The philosopher Nietzsche called it “eternal return.” However you live, your fate is to live it over and over again. Nothing can really change. The Greeks, like Aristotle, thought that way, too. If you were born a slave, you were fated to die a slave. If you were born poor, you were destined to stay poor. Fate was unchangeable. This is a really non-Jewish concept.

When we believe that history is not destiny, that slaves can be freed, that Gd can redeem us from our shackles with a mighty hand and an outstretched arm, then there is hope. And coupled with that hope, we must accept the responsibility of freedom. That’s part of the narrative too. That mighty hand at the end of the outstretched arm? It’s not a fist. Gd releases his grip and lets us go. But we have Torah to guide us.

Our story, for these ten days of repentance, is that we come before Gd to be judged. If we were slaves, with no free will, Gd would just have little to judge. Our fate would be to keep doing what we are already doing, like the dinosaurs. Freedom of will is freedom to change. It’s like Isaac Bashevis Singer once said, “We must have free will. We have no choice.”

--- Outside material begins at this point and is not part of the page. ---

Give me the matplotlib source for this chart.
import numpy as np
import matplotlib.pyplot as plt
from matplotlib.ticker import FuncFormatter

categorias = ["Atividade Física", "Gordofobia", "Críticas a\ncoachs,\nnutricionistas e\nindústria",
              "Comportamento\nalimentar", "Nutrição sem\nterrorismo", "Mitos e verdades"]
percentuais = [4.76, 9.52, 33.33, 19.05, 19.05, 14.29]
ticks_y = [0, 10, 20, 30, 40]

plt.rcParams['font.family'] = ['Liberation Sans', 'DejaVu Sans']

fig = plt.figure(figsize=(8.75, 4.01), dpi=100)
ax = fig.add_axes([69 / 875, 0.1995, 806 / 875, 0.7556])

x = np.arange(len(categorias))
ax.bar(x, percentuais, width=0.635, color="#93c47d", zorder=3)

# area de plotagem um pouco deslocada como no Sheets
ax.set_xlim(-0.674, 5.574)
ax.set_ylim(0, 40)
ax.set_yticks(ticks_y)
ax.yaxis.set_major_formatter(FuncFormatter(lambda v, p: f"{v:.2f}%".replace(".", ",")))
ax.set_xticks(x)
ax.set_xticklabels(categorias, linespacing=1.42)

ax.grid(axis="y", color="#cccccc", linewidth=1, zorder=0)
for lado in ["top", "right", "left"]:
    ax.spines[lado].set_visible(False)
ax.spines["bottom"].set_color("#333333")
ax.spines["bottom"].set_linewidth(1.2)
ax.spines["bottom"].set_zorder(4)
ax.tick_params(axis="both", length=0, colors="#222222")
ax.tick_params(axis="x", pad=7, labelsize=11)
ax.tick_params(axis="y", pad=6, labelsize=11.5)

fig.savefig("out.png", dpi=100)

Look at how many revolutions we’ve been involved with, with our foundational narrative as the prototype. Major upheavals in the social structure were inspired by the exodus, such as the American Revolution, and, later, the abolitionist movement and the Underground Railroad. There were even some Jews involved. Two vocal Jewish abolitionists were Ernestine Rose and Rabbi David Einhorn. From Hyam Solomon, financier of the American Revolution, to the contributors to the scientific digital revolution that holds promise for giving us energy independence, there are Jews, many of them Israelis, at the forefront.  So many secular messianic movements were influenced by people who had in their background the myth that Gd does not want us to be powerless slaves.

Key to our “Judgement Narrative” on the High Holidays is the Unetane Tokef prayer in the Musaf service that says we pass before Gd “kivnei maron.” That’s usually translated as “like sheep.” The sheep pass under the shepherd’s staff as they are counted. Israelis hate this interpretation, because it implies non-thinking compliance, like, well, sheep to the slaughter. But the Babylonian Talmud (Rosh Hashanah 18a) gives two additional explanations for kivnei maron :

Resh Lakish says it refers to the ascent of B’nei Maron, a place mentioned in the Bible and other sources, and later commentators argued that what was meant was B’nei Horon, another location with a very narrow pass that only one person can go through at a time. And there were tremendous military risks to doing that.

The third Talmudic explanation [Rav Yehudah said in the name of Samuel], that kivnei  maron means “like the troops of the House of David,” baffled scholars for years. It doesn’t seem to be based on anything. But thanks to the discovery of some very early manuscripts, it can now be argued that kivnei maron is a corruption of ki(vi) numeron. Numeron is a Greek (and Latin) word which means "a cohort, a legion, a troop of soldiers." In other words, the Talmud says that God counts each of us on Rosh Hashanah as soldiers are counted, one at a time, to see if we pass muster.

This is the interpretation I like the best. Sheep are passive, being led to who knows what? And the narrow pass at B’nei Horon speaks only of uncertainty and danger. But “like soldiers:” A soldier comes prepared to meet the challenges of the day. Soldier comes prepared to work together with their cohort, their platoon, their division. Soldiers rely on each other. It’s about so much more than conflict and weapons. That’s probably why Chabad calls its youth groups Tzivos HaShem, the Gd Corp, as it were. Onward Jewish soldiers.

The Unatane Tokef tells us that we can come before Gd armed and prepared with t’shuvah, repentance, t’filah, introspection and prayer, and tzedakah, the desire to do the right thing. We pass by Gd like a soldier passing inspection. We come, bringing our best game, before a legendary commanding officer who knows our fate. Whether or not the particulars of the myth are factual, we confront the truth of our actions. The value of tzedakah, t’fillah and t’shuvah is true, whether or not there is an actual spoken or written decree.

They say that these holidays are like a dress rehearsal for our deaths. We may wear a kittel, as we are to be buried in one. Perhaps Shimon Peres was buried in one last week, one of our finest soldiers and leaders. May we be worthy of him and the other heroes of our legends, ancient and modern, mythic, embellished, or factual. None were perfect, but all had truths to teach.

Our stories, legends, myths and narratives can help us cope with the vicissitudes life throws our way and steer us to reflect on how we’ve led our lives. My holiday wish for you is that you be written and sealed in the book of life for a long time to come. And that’s the truth.